A Rule Designed in Secret

The FTC’s approach to this rule has been called into question by many in the industry. The rule was drafted in secrecy, without input from dealers or consumers, and passed without congressional oversight. The result is a regulatory framework that could have unintended consequences for both buyers and dealerships.

The rule’s premise is based on the idea that car buyers are being scammed, but the evidence for this claim is thin at best. In fact, consumer satisfaction with car dealerships has remained high, consistently hovering above 90%. The new rule does not add any new consumer protections that weren’t already in place, leading many to conclude that it is a solution looking for a problem.

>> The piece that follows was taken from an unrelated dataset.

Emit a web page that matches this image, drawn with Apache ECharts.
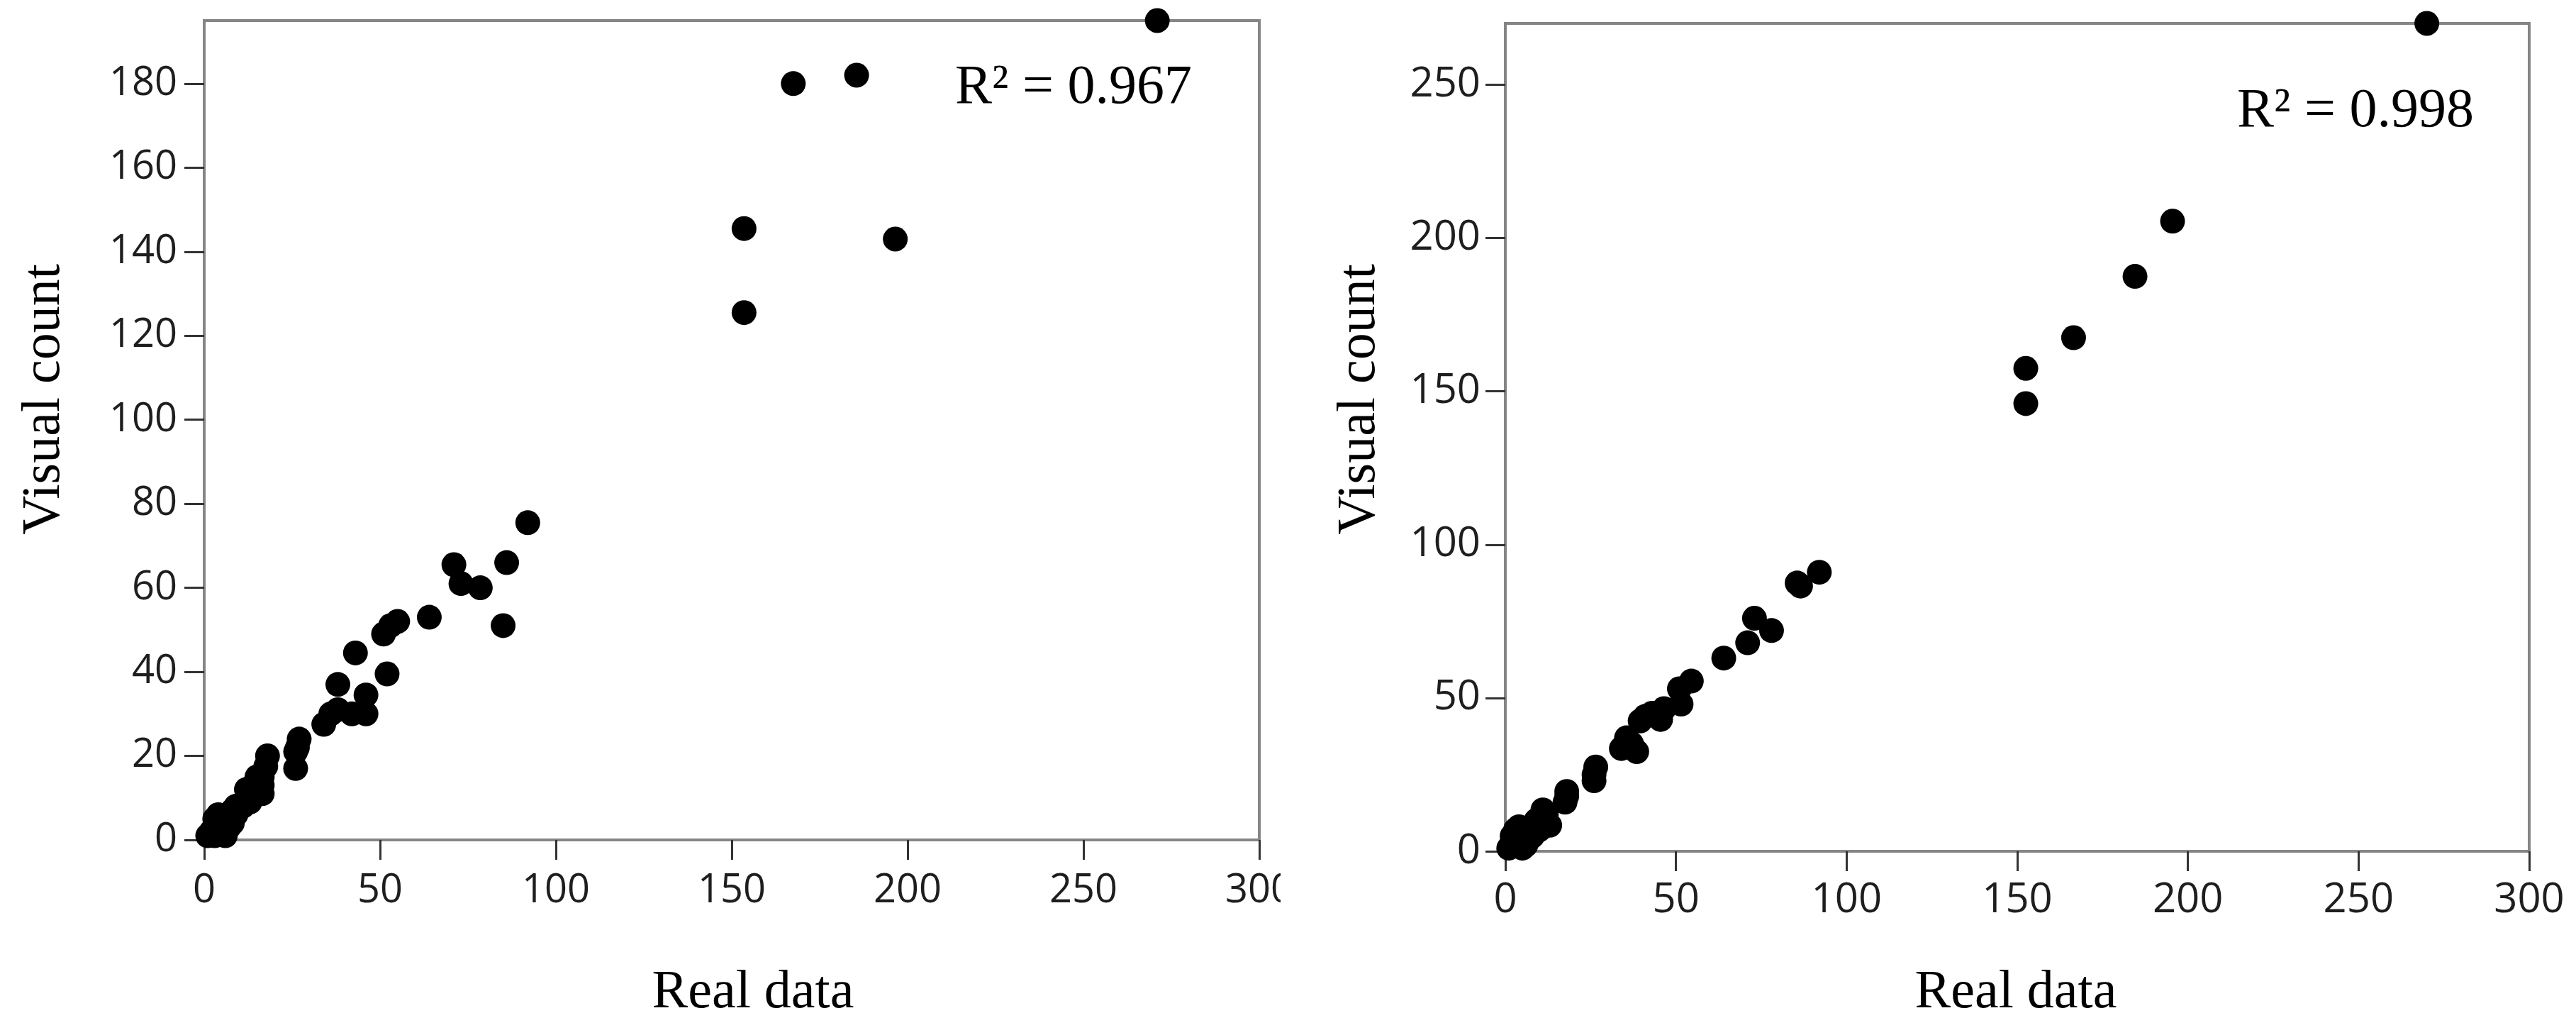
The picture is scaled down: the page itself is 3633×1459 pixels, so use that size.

Challenges Ahead for the FTC’s Rule

Recognizing that the rule may not work as intended, the FTC has chosen not to enforce it while it faces legal challenges in court. This decision reflects an awareness that the rule may not be practical or effective, especially in light of the feedback from industry professionals and consumers alike.

To address this overreach, Congress is now being called upon to intervene. The bipartisan FTC REDO Act, introduced by Sens. Jerry Moran (R-Kan.) and Joe Manchin (I-W.Va.), seeks to repeal the CARS Rule and require the FTC to rewrite it with transparency and public participation. The bill would ensure that future regulations are developed with input from all stakeholders, including car buyers and dealers, and are based on real, tangible consumer protections.

A Call for Congressional Oversight

The proposed rule represents a significant shift in how the auto industry is regulated, and it’s clear that it needs a more careful, thoughtful approach. Congress has the power to stop the FTC from moving forward with this rule, and with leaders like Sen. Chris Van Hollen (D-Md.) and Rep. Steny Hoyer (D-Md.) holding influential positions, they can use their authority to prevent this costly and inefficient regulation from taking effect.

Consumers are already struggling with high costs, and the last thing they need is more paperwork and longer waits when buying a car. The CARS Rule, as it stands, would only make the situation worse.